Senate Candidate Forced To Backtrack After Tasteless Pot Jokes

The political atmosphere around marijuana has changed. It used to be a slam dunk to make fun of marijuana users — even medical marijuana patients — but a recent drama which played out in Washington state showed how much that has changed. A Republican candidate for U.S. Senate has been forced to “clarify” a series of tasteless jokes he made at the expense of medical marijuana research and patients.

“Last week, Republican Dino Rossi issued an extremely immature and thoughtless press release criticizing federally funded research being conducted at Washington State University into marijuana’s effect on pain medication,” said Mike Meno of the Marijuana Policy Project (MPP).
The two-year study, by psychology professor Michael Morgan, involves injecting rats with synthetic cannabinoids and opiates in order to research their combined actions in order to find ways to improve treatment for people suffering from chronic pain.
“Rather than emphasize the great need for this type of research, as well as the proven efficacy of marijuana in helping to manage pain, Rossi decided to revert to hackneyed and unoriginal middle-school level humor,” Meno said.

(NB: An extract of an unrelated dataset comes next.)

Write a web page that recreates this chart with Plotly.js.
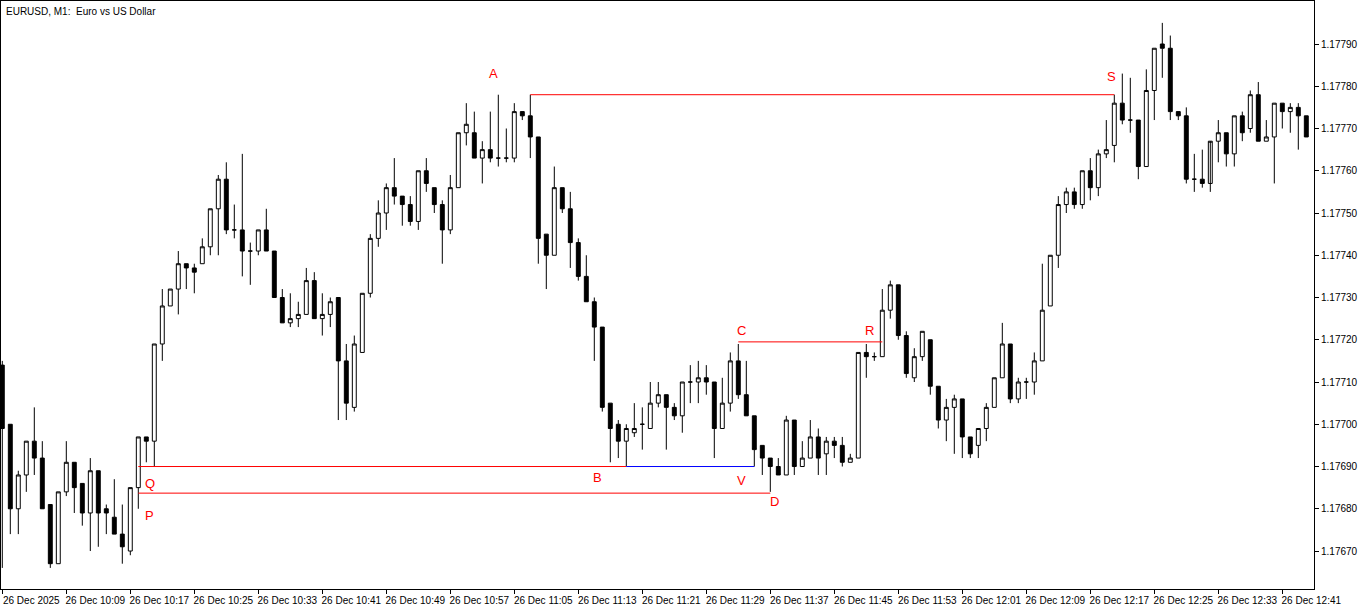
<!DOCTYPE html>
<html><head><meta charset="utf-8">
<script src="https://cdn.plot.ly/plotly-3.0.1.min.js"></script>
<style>html,body{margin:0;padding:0;background:#fff;}#chart{width:1366px;height:611px;}</style>
</head><body><div id="chart"></div>
<script>
const symbolTitle = "EURUSD, M1:\u00a0 Euro vs US Dollar";
const tickLabels = ["26 Dec 2025","26 Dec 10:09","26 Dec 10:17","26 Dec 10:25","26 Dec 10:33","26 Dec 10:41","26 Dec 10:49","26 Dec 10:57","26 Dec 11:05","26 Dec 11:13","26 Dec 11:21","26 Dec 11:29","26 Dec 11:37","26 Dec 11:45","26 Dec 11:53","26 Dec 12:01","26 Dec 12:09","26 Dec 12:17","26 Dec 12:25","26 Dec 12:33","26 Dec 12:41"];
const priceTicks = [1.17670,1.17680,1.17690,1.17700,1.17710,1.17720,1.17730,1.17740,1.17750,1.17760,1.17770,1.17780,1.17790];

const openP = [
1.17714,1.17700,1.17680,1.17688,1.17696,1.17692,1.17681,1.17667,1.17684,1.17691,
1.17686,1.17679,1.17689,1.17680,1.17678,1.17674,1.17670,1.17685,1.17697,1.17696,
1.17719,1.17728,1.17732,1.17738,1.17737,1.17738,1.17742,1.17751,1.17758,1.17746,
1.17746,1.17741,1.17741,1.17746,1.17741,1.17730,1.17724,1.17725,1.17726,1.17734,
1.17725,1.17726,1.17730,1.17715,1.17704,1.17717,1.17731,1.17744,1.17750,1.17756,
1.17754,1.17752,1.17748,1.17760,1.17756,1.17752,1.17746,1.17756,1.17769,1.17769,
1.17763,1.17765,1.17763,1.17763,1.17763,1.17774,1.17773,1.17768,1.17745,1.17740,
1.17756,1.17751,1.17743,1.17735,1.17729,1.17723,1.17705,1.17700,1.17696,1.17698,
1.17700,1.17699,1.17705,1.17707,1.17704,1.17702,1.17710,1.17710,1.17711,1.17710,
1.17699,1.17705,1.17715,1.17707,1.17702,1.17695,1.17692,1.17690,1.17688,1.17701,
1.17690,1.17692,1.17697,1.17693,1.17696,1.17695,1.17691,1.17692,1.17717,1.17716,
1.17716,1.17727,1.17733,1.17721,1.17711,1.17716,1.17720,1.17709,1.17701,1.17704,
1.17706,1.17697,1.17695,1.17699,1.17704,1.17711,1.17719,1.17706,1.17710,1.17710,
1.17715,1.17728,1.17740,1.17752,1.17755,1.17752,1.17760,1.17756,1.17764,1.17766,
1.17776,1.17772,1.17772,1.17761,1.17779,1.17790,1.17789,1.17774,1.17773,1.17758,
1.17758,1.17757,1.17767,1.17769,1.17764,1.17773,1.17770,1.17778,1.17767,1.17768,
1.17776,1.17774,1.17775,1.17773];
const highP = [
1.17715,1.17700,1.17689,1.17696,1.17704,1.17696,1.17681,1.17684,1.17696,1.17691,
1.17686,1.17692,1.17689,1.17681,1.17687,1.17681,1.17685,1.17697,1.17697,1.17719,
1.17732,1.17732,1.17741,1.17738,1.17738,1.17744,1.17751,1.17759,1.17762,1.17752,
1.17764,1.17743,1.17746,1.17751,1.17741,1.17732,1.17731,1.17729,1.17737,1.17736,
1.17731,1.17730,1.17730,1.17719,1.17721,1.17731,1.17745,1.17753,1.17757,1.17763,
1.17754,1.17754,1.17760,1.17763,1.17756,1.17753,1.17759,1.17769,1.17776,1.17774,
1.17767,1.17774,1.17778,1.17770,1.17776,1.17774,1.17778,1.17768,1.17745,1.17761,
1.17756,1.17755,1.17744,1.17740,1.17730,1.17723,1.17705,1.17701,1.17700,1.17705,
1.17704,1.17710,1.17710,1.17707,1.17705,1.17710,1.17714,1.17715,1.17714,1.17710,
1.17711,1.17717,1.17719,1.17715,1.17702,1.17695,1.17692,1.17692,1.17702,1.17701,
1.17696,1.17701,1.17699,1.17697,1.17697,1.17697,1.17693,1.17717,1.17719,1.17717,
1.17732,1.17734,1.17733,1.17722,1.17718,1.17722,1.17720,1.17709,1.17706,1.17707,
1.17706,1.17697,1.17699,1.17705,1.17711,1.17724,1.17719,1.17711,1.17711,1.17717,
1.17738,1.17740,1.17754,1.17756,1.17756,1.17760,1.17763,1.17765,1.17772,1.17778,
1.17783,1.17782,1.17772,1.17784,1.17789,1.17795,1.17792,1.17774,1.17775,1.17764,
1.17765,1.17757,1.17772,1.17769,1.17773,1.17774,1.17779,1.17781,1.17772,1.17776,
1.17776,1.17776,1.17776,1.17773];
const lowP = [
1.17666,1.17674,1.17674,1.17684,1.17688,1.17680,1.17666,1.17667,1.17683,1.17679,
1.17676,1.17670,1.17671,1.17674,1.17674,1.17667,1.17669,1.17680,1.17691,1.17690,
1.17715,1.17728,1.17726,1.17732,1.17731,1.17738,1.17740,1.17740,1.17745,1.17744,
1.17735,1.17733,1.17740,1.17741,1.17730,1.17724,1.17723,1.17723,1.17726,1.17725,
1.17721,1.17723,1.17701,1.17701,1.17703,1.17717,1.17730,1.17742,1.17746,1.17752,
1.17747,1.17747,1.17746,1.17755,1.17750,1.17738,1.17745,1.17756,1.17766,1.17763,
1.17757,1.17762,1.17761,1.17762,1.17762,1.17772,1.17763,1.17738,1.17732,1.17740,
1.17750,1.17737,1.17734,1.17729,1.17715,1.17703,1.17691,1.17692,1.17690,1.17697,
1.17694,1.17699,1.17704,1.17694,1.17701,1.17698,1.17705,1.17705,1.17707,1.17692,
1.17699,1.17703,1.17706,1.17702,1.17690,1.17688,1.17684,1.17688,1.17688,1.17688,
1.17690,1.17692,1.17688,1.17688,1.17692,1.17690,1.17691,1.17692,1.17711,1.17715,
1.17716,1.17725,1.17720,1.17711,1.17710,1.17715,1.17707,1.17699,1.17696,1.17693,
1.17692,1.17692,1.17692,1.17696,1.17704,1.17711,1.17705,1.17705,1.17706,1.17707,
1.17715,1.17728,1.17737,1.17750,1.17751,1.17751,1.17753,1.17754,1.17763,1.17762,
1.17771,1.17769,1.17758,1.17761,1.17772,1.17782,1.17772,1.17772,1.17757,1.17755,
1.17756,1.17755,1.17762,1.17761,1.17761,1.17767,1.17769,1.17767,1.17767,1.17757,
1.17770,1.17769,1.17765,1.17768];
const closeP = [
1.17699,1.17680,1.17688,1.17696,1.17692,1.17680,1.17667,1.17684,1.17691,1.17685,
1.17679,1.17689,1.17679,1.17679,1.17674,1.17671,1.17685,1.17697,1.17696,1.17719,
1.17728,1.17732,1.17738,1.17737,1.17736,1.17742,1.17751,1.17758,1.17746,1.17746,
1.17741,1.17741,1.17746,1.17741,1.17730,1.17724,1.17725,1.17726,1.17734,1.17725,
1.17726,1.17729,1.17715,1.17705,1.17719,1.17731,1.17744,1.17750,1.17756,1.17754,
1.17752,1.17748,1.17760,1.17757,1.17752,1.17746,1.17756,1.17769,1.17771,1.17763,
1.17765,1.17763,1.17763,1.17763,1.17774,1.17773,1.17768,1.17744,1.17740,1.17756,
1.17751,1.17743,1.17735,1.17729,1.17723,1.17704,1.17699,1.17696,1.17699,1.17699,
1.17700,1.17705,1.17707,1.17704,1.17702,1.17710,1.17710,1.17711,1.17710,1.17699,
1.17705,1.17715,1.17707,1.17702,1.17694,1.17692,1.17690,1.17688,1.17701,1.17690,
1.17692,1.17697,1.17692,1.17696,1.17695,1.17691,1.17692,1.17717,1.17716,1.17716,
1.17727,1.17733,1.17721,1.17712,1.17716,1.17722,1.17709,1.17701,1.17704,1.17706,
1.17697,1.17693,1.17699,1.17704,1.17711,1.17719,1.17706,1.17710,1.17710,1.17715,
1.17727,1.17740,1.17752,1.17755,1.17752,1.17760,1.17756,1.17764,1.17765,1.17776,
1.17772,1.17772,1.17761,1.17779,1.17789,1.17789,1.17774,1.17773,1.17758,1.17758,
1.17757,1.17767,1.17769,1.17764,1.17773,1.17769,1.17778,1.17767,1.17768,1.17776,
1.17774,1.17775,1.17773,1.17768];

// pattern level lines (candle index start/end, price)
const levelNames = ["A-S","C-R","Q-B","B-V","P-D"];
const levelStart = [66, 92, 17, 78, 17];
const levelEnd = [139, 110, 78, 94, 96];
const levelPrice = [1.17778, 1.177195, 1.17690, 1.17690, 1.176837];
// pattern point labels
const pointNames = ["A","S","C","R","Q","B","V","P","D"];
const pointIdx = [61.4, 138.6, 92.4, 108.4, 18.5, 74.4, 92.4, 18.4, 96.5];
const pointPrice = [1.177831, 1.177822, 1.177223, 1.177223, 1.176859, 1.176875, 1.176868, 1.176783, 1.176818];

const levelColors = ["#ff0000","#ff0000","#ff0000","#0000ff","#ff0000"];

const minuteIndex = openP.map((_, i) => i);
const tickPositions = tickLabels.map((_, i) => i * 8);

const trace = {
  type: 'candlestick',
  x: minuteIndex, open: openP, high: highP, low: lowP, close: closeP,
  increasing: {line: {color: '#000', width: 1}, fillcolor: '#ffffff'},
  decreasing: {line: {color: '#000', width: 1}, fillcolor: '#000000'},
  whiskerwidth: 0,
  hoverinfo: 'skip',
  showlegend: false
};

const shapes = levelNames.map((n, i) => ({
  type: 'line', xref: 'x', yref: 'y',
  x0: levelStart[i], x1: levelEnd[i], y0: levelPrice[i], y1: levelPrice[i],
  line: {color: levelColors[i], width: 1}
}));

const annotations = pointNames.map((n, i) => ({
  text: n, x: pointIdx[i], y: pointPrice[i], xref: 'x', yref: 'y',
  showarrow: false, xanchor: 'center', yanchor: 'middle',
  font: {family: 'Liberation Sans, Arial, sans-serif', size: 13, color: '#ff0000'}
}));
annotations.push({
  text: symbolTitle, xref: 'paper', yref: 'paper', x: 0, y: 1,
  xanchor: 'left', yanchor: 'top', xshift: 3, yshift: -3, showarrow: false,
  font: {family: 'Liberation Sans, Arial, sans-serif', size: 10, color: '#000'}
});

const layout = {
  width: 1366, height: 611,
  margin: {l: 1, r: 52, t: 1, b: 22, pad: 0},
  paper_bgcolor: '#ffffff', plot_bgcolor: '#ffffff',
  showlegend: false,
  font: {family: 'Liberation Sans, Arial, sans-serif', size: 10, color: '#000'},
  xaxis: {
    range: [-0.1625, 163.9625], tickmode: 'array', tickvals: tickPositions, ticktext: tickLabels,
    ticks: 'outside', ticklen: 4, tickcolor: '#000', tickwidth: 1, tickangle: 0,
    ticklabelshift: 29, ticklabelstandoff: -2,
    showgrid: false, zeroline: false, showline: true, mirror: true, linecolor: '#000', linewidth: 1,
    rangeslider: {visible: false}, fixedrange: true,
    tickfont: {family: 'Liberation Sans, Arial, sans-serif', size: 10, color: '#000'}
  },
  yaxis: {
    range: [1.1766101, 1.1780018], side: 'right', tickmode: 'array', tickvals: priceTicks,
    ticktext: priceTicks.map(v => v.toFixed(5)),
    ticks: 'outside', ticklen: 4, tickcolor: '#000', tickwidth: 1,
    showgrid: false, zeroline: false, showline: true, mirror: true, linecolor: '#000', linewidth: 1,
    fixedrange: true,
    tickfont: {family: 'Liberation Sans, Arial, sans-serif', size: 10, color: '#000'}
  },
  shapes: shapes,
  annotations: annotations
};

Plotly.newPlot('chart', [trace], layout, {staticPlot: true, displayModeBar: false});
</script>
</body></html>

“Washington state taxpayers are tired of their money going up in smoke,” Rossi was quoted as saying in a release issued by his office. “This bill isn’t going to stimulate anything other than sales of Cheetos.”
“It’s odd that Rossi thinks he knows more about good research than these neuroscientists,” responded Morgan, who received $148,438 in federal stimulus funds from the National Institutes of Health.
“It would have been nice if Rossi had checked his facts before trashing research that could be very beneficial,” Morgan said. “There are millions of Americans suffering from chronic pain. Is Rossi arguing that we should not do research to find better ways to reduce this suffering?”
Just one day later, a chagrined spokesman for Rossi was put on the defensive, and tried to backtrack by claiming “no judgment was made [by the campaign] on the validity of the research.”
“This last development is important for one major reason,” Meno said. “After years of being considered a third-rail issue that politicians were free to scorn, more candidates and officials are now waking to the reality that marijuana reform issues — and medical marijuana in particular — are very, very popular among voters.”
“As the Rossi campaign has discovered, the most controversial thing about medical marijuana nowadays can be opposing it,” Meno said.
Nationally, 81 percent of Americans support medical marijuana.
So why did Rossi even put on such an embarrassing sideshow?
Maybe he wanted to draw attention away from the fact that he was recently named to a list of the 11 Most Crooked Candidates in the entire nation put together by Citizens for Responsibility and Ethics in Washington.